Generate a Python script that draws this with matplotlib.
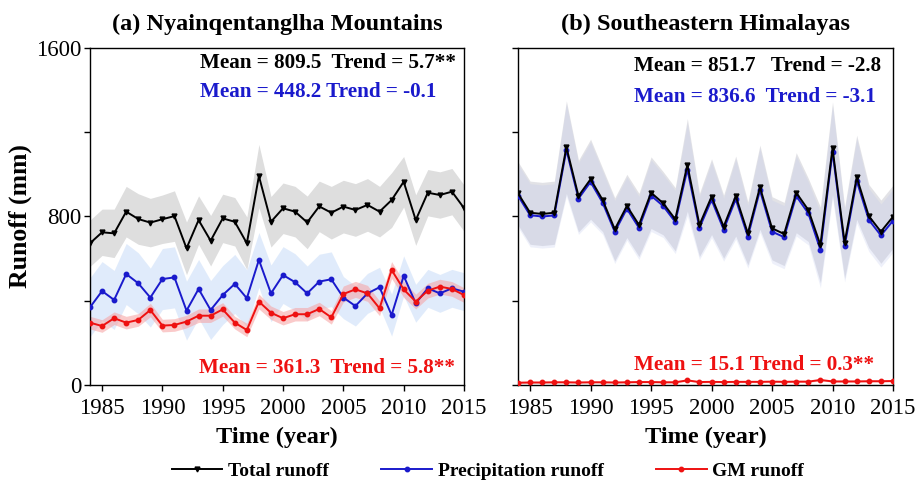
import matplotlib
matplotlib.use("Agg")
import matplotlib.pyplot as plt
import numpy as np
from matplotlib.lines import Line2D

years = list(range(1984, 2016))

# Panel (a) Nyainqentanglha Mountains
a_total = [673, 725, 720, 823, 788, 771, 787, 802, 649, 783, 685, 791, 775, 673, 992, 775,
           839, 823, 772, 848, 818, 847, 831, 855, 823, 878, 965, 783, 913, 902, 918, 840]
a_precip = [369, 446, 404, 527, 483, 415, 503, 511, 353, 456, 356, 427, 480, 412, 594, 435,
            522, 488, 435, 491, 502, 415, 375, 435, 464, 332, 518, 388, 459, 435, 459, 443]
a_gm = [296, 280, 317, 296, 309, 356, 282, 285, 301, 329, 329, 359, 296, 261, 396, 343,
        317, 336, 336, 361, 321, 432, 454, 435, 364, 546, 454, 396, 448, 467, 456, 427]
a_total_hw = [110, 110, 115, 120, 120, 115, 115, 120, 125, 115, 120, 115, 115, 125, 150, 120,
              120, 120, 125, 120, 125, 125, 125, 125, 120, 130, 120, 120, 110, 110, 110, 110]
a_precip_hw = [140, 140, 140, 145, 145, 140, 145, 145, 140, 140, 140, 140, 140, 135, 130, 135,
               135, 135, 130, 130, 130, 100, 95, 95, 95, 100, 95, 90, 90, 90, 90, 90]
a_gm_hw = [30, 30, 30, 30, 30, 32, 30, 30, 30, 32, 32, 32, 30, 32, 35, 32,
           32, 32, 32, 32, 32, 38, 38, 38, 35, 40, 38, 35, 35, 35, 35, 35]

# Panel (b) Southeastern Himalayas
b_total = [910, 818, 812, 818, 1129, 897, 977, 878, 739, 850, 760, 913, 863, 787, 1045, 760,
           894, 752, 897, 720, 939, 744, 717, 913, 831, 665, 1124, 676, 986, 802, 728, 799]
b_precip = [899, 806, 800, 805, 1116, 885, 964, 865, 727, 837, 746, 899, 850, 774, 1023, 746,
            879, 738, 882, 705, 924, 728, 702, 897, 815, 641, 1107, 659, 969, 784, 710, 780]
b_gm = [11, 12, 12, 13, 13, 12, 13, 13, 12, 13, 14, 14, 13, 13, 22, 14,
        15, 14, 15, 15, 15, 16, 15, 16, 16, 24, 17, 17, 17, 18, 18, 19]
b_hw = [150, 150, 150, 150, 220, 170, 190, 150, 150, 150, 150, 170, 150, 150, 220, 150,
        180, 150, 190, 150, 200, 150, 150, 190, 150, 180, 220, 170, 200, 150, 150, 150]
b_gm_hw = [4] * 32

titles = ["(a) Nyainqentanglha Mountains", "(b) Southeastern Himalayas"]
yticks_major = [0, 800, 1600]
yticks_minor = [400, 1200]
xticks = [1985, 1990, 1995, 2000, 2005, 2010, 2015]
legend_labels = ["Total runoff", "Precipitation runoff", "GM runoff"]

SERIF = ["Liberation Serif", "DejaVu Serif"]
plt.rcParams["font.family"] = SERIF

C_BLACK = "black"
C_BLUE = "#1a1acc"
C_RED = "#ee1111"

fig = plt.figure(figsize=(9.17, 4.86), dpi=100)
ax_a = fig.add_axes([90 / 917, 101 / 486, 374 / 917, 337 / 486])
ax_b = fig.add_axes([518 / 917, 101 / 486, 375 / 917, 337 / 486])

yrs = np.array(years)


def band(ax, vals, hw, color, alpha):
    v = np.array(vals, dtype=float)
    h = np.array(hw, dtype=float)
    ax.fill_between(yrs, v - h, v + h, color=color, alpha=alpha, lw=0, zorder=1)


# Panel a
band(ax_a, a_total, a_total_hw, "#c8c8c8", 0.6)
band(ax_a, a_precip, a_precip_hw, "#c8dcf8", 0.55)
band(ax_a, a_gm, a_gm_hw, "#f7a0a0", 0.55)
ax_a.plot(yrs, a_total, color=C_BLACK, lw=1.4, marker="v", ms=3.5, zorder=3)
ax_a.plot(yrs, a_precip, color=C_BLUE, lw=1.4, marker="o", ms=3.2, zorder=3)
ax_a.plot(yrs, a_gm, color=C_RED, lw=1.4, marker="o", ms=3.2, zorder=4)

# Panel b
band(ax_b, b_total, b_hw, "#c6c6ce", 0.5)
band(ax_b, b_precip, b_hw, "#bcc6ec", 0.25)
band(ax_b, b_gm, b_gm_hw, "#f7a0a0", 0.55)
ax_b.plot(yrs, b_precip, color=C_BLUE, lw=1.4, marker="o", ms=3.2, zorder=3)
ax_b.plot(yrs, b_total, color=C_BLACK, lw=1.4, marker="v", ms=3.5, zorder=4)
ax_b.plot(yrs, b_gm, color=C_RED, lw=1.4, marker="o", ms=3.2, zorder=5)

for i, ax in enumerate([ax_a, ax_b]):
    ax.set_xlim(1984, 2015)
    ax.set_ylim(0, 1600)
    ax.set_xticks(xticks)
    ax.set_yticks(yticks_major)
    ax.set_yticks(yticks_minor, minor=True)
    ax.tick_params(axis="both", which="both", direction="out", length=4, width=1,
                   labelsize=16.5, top=False, right=False, pad=2)
    ax.tick_params(axis="x", which="both", pad=5)
    ax.tick_params(axis="x", which="minor", bottom=False)
    for sp in ax.spines.values():
        sp.set_linewidth(1.0)
    ax.set_title(titles[i], fontsize=17.5, fontweight="bold", pad=13)
    ax.set_xlabel("Time (year)", fontsize=17.5, fontweight="bold", labelpad=6)

ax_a.set_ylabel("Runoff (mm)", fontsize=18.5, fontweight="bold", labelpad=3)
ax_b.set_yticklabels([])

# Annotations
FS = 15.2
ax_a.text(0.979, 0.955, "Mean = 809.5  Trend = 5.7**", color=C_BLACK, ha="right", va="center",
          fontsize=FS, fontweight="bold", transform=ax_a.transAxes)
ax_a.text(0.294, 0.869, "Mean = 448.2 Trend = -0.1", color=C_BLUE, ha="left", va="center",
          fontsize=FS, fontweight="bold", transform=ax_a.transAxes)
ax_a.text(0.976, 0.05, "Mean = 361.3  Trend = 5.8**", color=C_RED, ha="right", va="center",
          fontsize=FS, fontweight="bold", transform=ax_a.transAxes)

ax_b.text(0.309, 0.947, "Mean = 851.7   Trend = -2.8", color=C_BLACK, ha="left", va="center",
          fontsize=FS, fontweight="bold", transform=ax_b.transAxes)
ax_b.text(0.309, 0.855, "Mean = 836.6  Trend = -3.1", color=C_BLUE, ha="left", va="center",
          fontsize=FS, fontweight="bold", transform=ax_b.transAxes)
ax_b.text(0.309, 0.059, "Mean = 15.1 Trend = 0.3**", color=C_RED, ha="left", va="center",
          fontsize=FS, fontweight="bold", transform=ax_b.transAxes)

# Legend
handles = [
    Line2D([], [], color=C_BLACK, lw=1.4, marker="v", ms=3.5),
    Line2D([], [], color=C_BLUE, lw=1.4, marker="o", ms=3.2),
    Line2D([], [], color=C_RED, lw=1.4, marker="o", ms=3.2),
]
fig.legend(handles, legend_labels, loc="center", bbox_to_anchor=(0.532, 1 - 471 / 486), ncol=3,
           frameon=False, prop={"family": SERIF, "weight": "bold", "size": 14},
           handlelength=2.6, handletextpad=0.3, columnspacing=2.7)

fig.savefig("out.png", dpi=100)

------

◆ Your goal: The lines from the start of the data through the line that contains "years = list(range(1984, 2016))" are to be returned exactly, please, with both ends included and every picture left out.

◆ Full output:
Generate a Python script that draws this with matplotlib.
import matplotlib
matplotlib.use("Agg")
import matplotlib.pyplot as plt
import numpy as np
from matplotlib.lines import Line2D

years = list(range(1984, 2016))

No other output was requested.